By Denise Balkissoon
I have loved their creamy, subtle flesh since I learned to pick the fruit from the tree in my aunt’s backyard in San Fernando. The Trinidadian world for avocado is “zaboca,” and I was well known to be a zaboca freak—obliging aunties coming to Canada would smuggle newspaper-wrapped booty in their giant suitcases. When guacamole came onto the food scene during my teen years, I adopted a tired, worldly attitude, informing everyone that “avocados” were nothing new. In reality, the appearance of $1 zabocas was a cause for celebration: I no longer had to convince my parents to stop by Nicey’s and shell out.
The little pear isn’t an exotic ingredient anymore. Since I was born with a guilty conscience, it weighs on me that my favourite food is now easy pickings. Zabocas have evolved from an occasional treat to an everyday food, one that’s in cheap sushi and expensive sandwiches, and one that’s impossible to grow within 100 (or 1,000) miles from my house. Each bite is a carbon sin. I used to be a second-gen kid longing for a taste of my childhood. Now, I’m just North American scum.
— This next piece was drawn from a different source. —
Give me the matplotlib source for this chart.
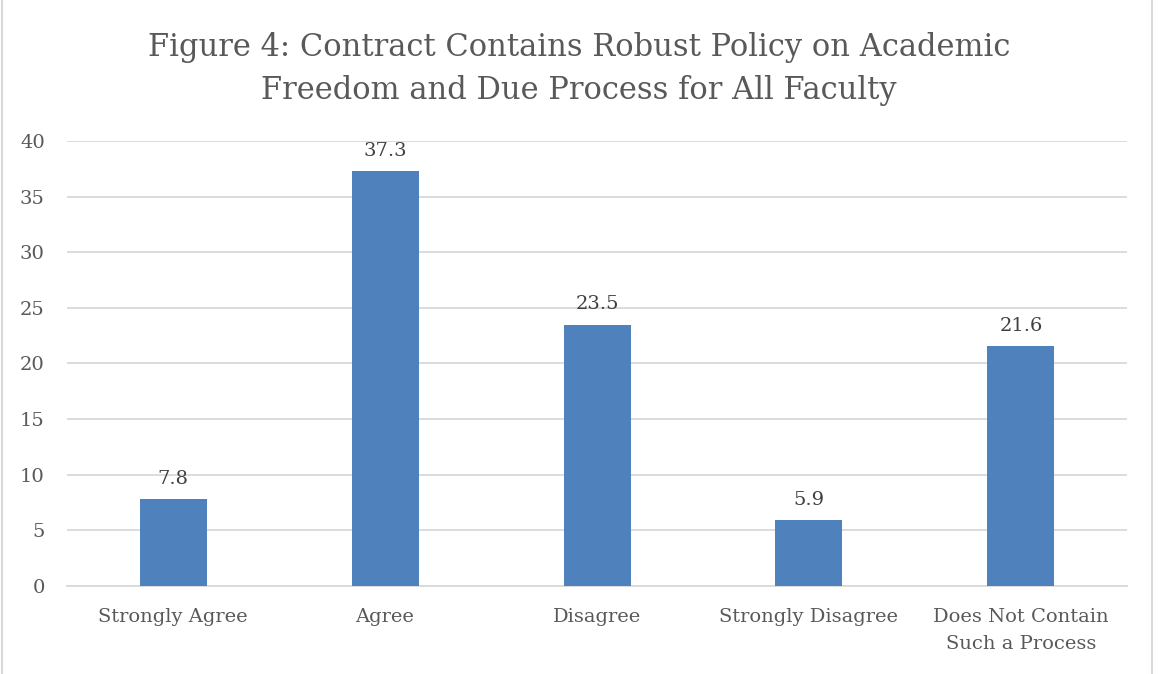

The lines connecting “ethnic” to “green” food are twisty. There are butchers trying to educate kosher eaters about avoiding factory farms, and there is halal vanilla made with propylene glycol, a known carcinogen. I once knew a born-and-raised Jain who had never eaten animal flesh, and had no urge to: he very regularly had cravings for his version of a Big Mac, which was basically bread, pickles and special sauce (McD’s charged him full price). The year-old FoodShare market at Jane and Finch sells bok choy and mangos as well as local blueberries. Oyster mushrooms look cool, but the reason Ontario farmers grow them is because they sell. Local is lovely and we’d all eat more organic if we could afford it, but catering to real appetites is the bottom line. Recently, I had a bang-up avant-Asian meal at Rocky Raccoon in Owen Sound, where a Nepalese chef using Grey County ingredients offered house-made naan topped with local butter, maple syrup and subcontinental spices. That meal help convinced me that giving up familiar tastes doesn’t always mean a loss. Sometimes, like in a yellow dahl soup made earthy and intensely oniony with wild leeks, it means a real, delicious gain.
I ate vegetarian for three years, and once asked my mother to find and buy me a chayote. I had no idea what it would taste like, but the fancy vegetarian cookbook I was reading told me I should be stuffing one. She came back from the store with three chayotes, and informed me that they cost $7. “When I was vegetarian, it was because I was poor,” opined my father, who grew up on a farm, walked to school without shoes, only ate meat at weddings, etc. I’ve noticed that lots of immigrants, regardless of birthplace, consider eating copious amounts of animal one sign that they’ve achieved the Canadian Dream. A cousin once made me a quick dish of curried potatoes when a family potluck turned out not to have one meat-free offering. One of my uncles couldn’t stop shoveling it back. “I’ve always loved aloo,” he said between mouthfuls, as if someone had been preventing him from eating it. In the rush to prove that he could eat meat, he had forgotten to consider whether he wanted to.
My zaboca consumption has stayed steady through recent price increases. I can’t imagine the dollar value that would make me swear off for good (though bananas are apparently now $9 a pound in Australia–global food definitely has a tipping point). I promise, though, that I’ll pause before my next purchase, and think about whether, just this one time, I can nourish myself another way.